--- REQUIRED TASK ---
Without the pictures, return all of the material exactly as written.

--- GIVEN INFORMATION ---

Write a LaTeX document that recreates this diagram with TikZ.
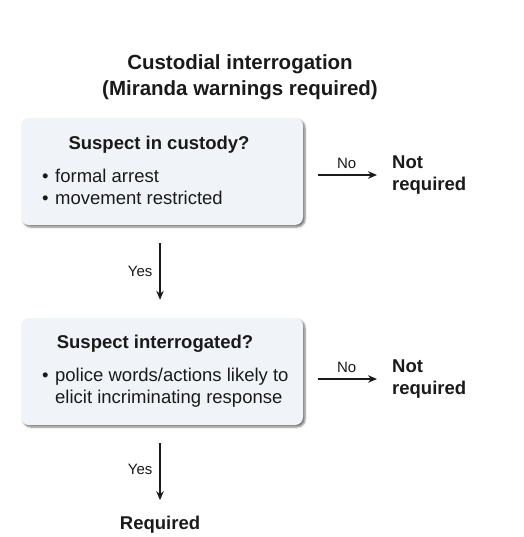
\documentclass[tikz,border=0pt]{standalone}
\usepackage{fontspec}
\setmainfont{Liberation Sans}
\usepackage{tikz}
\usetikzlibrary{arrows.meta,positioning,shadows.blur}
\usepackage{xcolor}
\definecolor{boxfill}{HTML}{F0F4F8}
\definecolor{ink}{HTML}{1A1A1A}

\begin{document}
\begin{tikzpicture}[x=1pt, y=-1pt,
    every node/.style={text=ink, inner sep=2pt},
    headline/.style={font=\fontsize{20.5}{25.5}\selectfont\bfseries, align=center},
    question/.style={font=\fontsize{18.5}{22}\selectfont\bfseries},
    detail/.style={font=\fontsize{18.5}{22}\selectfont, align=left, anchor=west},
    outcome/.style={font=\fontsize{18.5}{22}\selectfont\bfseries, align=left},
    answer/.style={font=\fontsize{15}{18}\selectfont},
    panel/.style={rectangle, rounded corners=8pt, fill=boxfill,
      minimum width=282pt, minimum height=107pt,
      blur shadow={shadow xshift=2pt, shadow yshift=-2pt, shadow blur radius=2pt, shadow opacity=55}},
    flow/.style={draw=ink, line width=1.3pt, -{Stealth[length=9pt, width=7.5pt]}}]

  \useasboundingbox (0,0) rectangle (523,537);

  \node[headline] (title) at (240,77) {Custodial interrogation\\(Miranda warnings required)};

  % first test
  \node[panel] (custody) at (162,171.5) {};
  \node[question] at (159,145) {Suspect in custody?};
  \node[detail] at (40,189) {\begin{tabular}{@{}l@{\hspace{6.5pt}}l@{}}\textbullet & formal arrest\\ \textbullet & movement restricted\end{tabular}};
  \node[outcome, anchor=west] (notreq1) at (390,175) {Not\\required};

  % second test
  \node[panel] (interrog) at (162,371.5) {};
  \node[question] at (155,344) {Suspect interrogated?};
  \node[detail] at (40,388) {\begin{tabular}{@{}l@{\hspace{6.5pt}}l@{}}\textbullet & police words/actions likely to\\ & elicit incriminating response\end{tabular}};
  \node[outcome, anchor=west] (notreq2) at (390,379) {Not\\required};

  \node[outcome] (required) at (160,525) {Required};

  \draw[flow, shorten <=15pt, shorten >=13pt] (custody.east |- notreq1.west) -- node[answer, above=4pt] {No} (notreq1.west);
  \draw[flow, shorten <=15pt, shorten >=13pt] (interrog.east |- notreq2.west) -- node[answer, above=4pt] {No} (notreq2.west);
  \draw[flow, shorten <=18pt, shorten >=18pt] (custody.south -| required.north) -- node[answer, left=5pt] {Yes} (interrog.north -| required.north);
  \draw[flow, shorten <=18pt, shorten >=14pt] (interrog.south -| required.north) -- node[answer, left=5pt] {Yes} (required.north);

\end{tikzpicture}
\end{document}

--- ANSWER FOR THE TASK ---
Write a LaTeX document that recreates this diagram with TikZ.
\documentclass[tikz,border=0pt]{standalone}
\usepackage{fontspec}
\setmainfont{Liberation Sans}
\usepackage{tikz}
\usetikzlibrary{arrows.meta,positioning,shadows.blur}
\usepackage{xcolor}
\definecolor{boxfill}{HTML}{F0F4F8}
\definecolor{ink}{HTML}{1A1A1A}

\begin{document}
\begin{tikzpicture}[x=1pt, y=-1pt,
    every node/.style={text=ink, inner sep=2pt},
    headline/.style={font=\fontsize{20.5}{25.5}\selectfont\bfseries, align=center},
    question/.style={font=\fontsize{18.5}{22}\selectfont\bfseries},
    detail/.style={font=\fontsize{18.5}{22}\selectfont, align=left, anchor=west},
    outcome/.style={font=\fontsize{18.5}{22}\selectfont\bfseries, align=left},
    answer/.style={font=\fontsize{15}{18}\selectfont},
    panel/.style={rectangle, rounded corners=8pt, fill=boxfill,
      minimum width=282pt, minimum height=107pt,
      blur shadow={shadow xshift=2pt, shadow yshift=-2pt, shadow blur radius=2pt, shadow opacity=55}},
    flow/.style={draw=ink, line width=1.3pt, -{Stealth[length=9pt, width=7.5pt]}}]

  \useasboundingbox (0,0) rectangle (523,537);

  \node[headline] (title) at (240,77) {Custodial interrogation\\(Miranda warnings required)};

  % first test
  \node[panel] (custody) at (162,171.5) {};
  \node[question] at (159,145) {Suspect in custody?};
  \node[detail] at (40,189) {\begin{tabular}{@{}l@{\hspace{6.5pt}}l@{}}\textbullet & formal arrest\\ \textbullet & movement restricted\end{tabular}};
  \node[outcome, anchor=west] (notreq1) at (390,175) {Not\\required};

  % second test
  \node[panel] (interrog) at (162,371.5) {};
  \node[question] at (155,344) {Suspect interrogated?};
  \node[detail] at (40,388) {\begin{tabular}{@{}l@{\hspace{6.5pt}}l@{}}\textbullet & police words/actions likely to\\ & elicit incriminating response\end{tabular}};
  \node[outcome, anchor=west] (notreq2) at (390,379) {Not\\required};

  \node[outcome] (required) at (160,525) {Required};

  \draw[flow, shorten <=15pt, shorten >=13pt] (custody.east |- notreq1.west) -- node[answer, above=4pt] {No} (notreq1.west);
  \draw[flow, shorten <=15pt, shorten >=13pt] (interrog.east |- notreq2.west) -- node[answer, above=4pt] {No} (notreq2.west);
  \draw[flow, shorten <=18pt, shorten >=18pt] (custody.south -| required.north) -- node[answer, left=5pt] {Yes} (interrog.north -| required.north);
  \draw[flow, shorten <=18pt, shorten >=14pt] (interrog.south -| required.north) -- node[answer, left=5pt] {Yes} (required.north);

\end{tikzpicture}
\end{document}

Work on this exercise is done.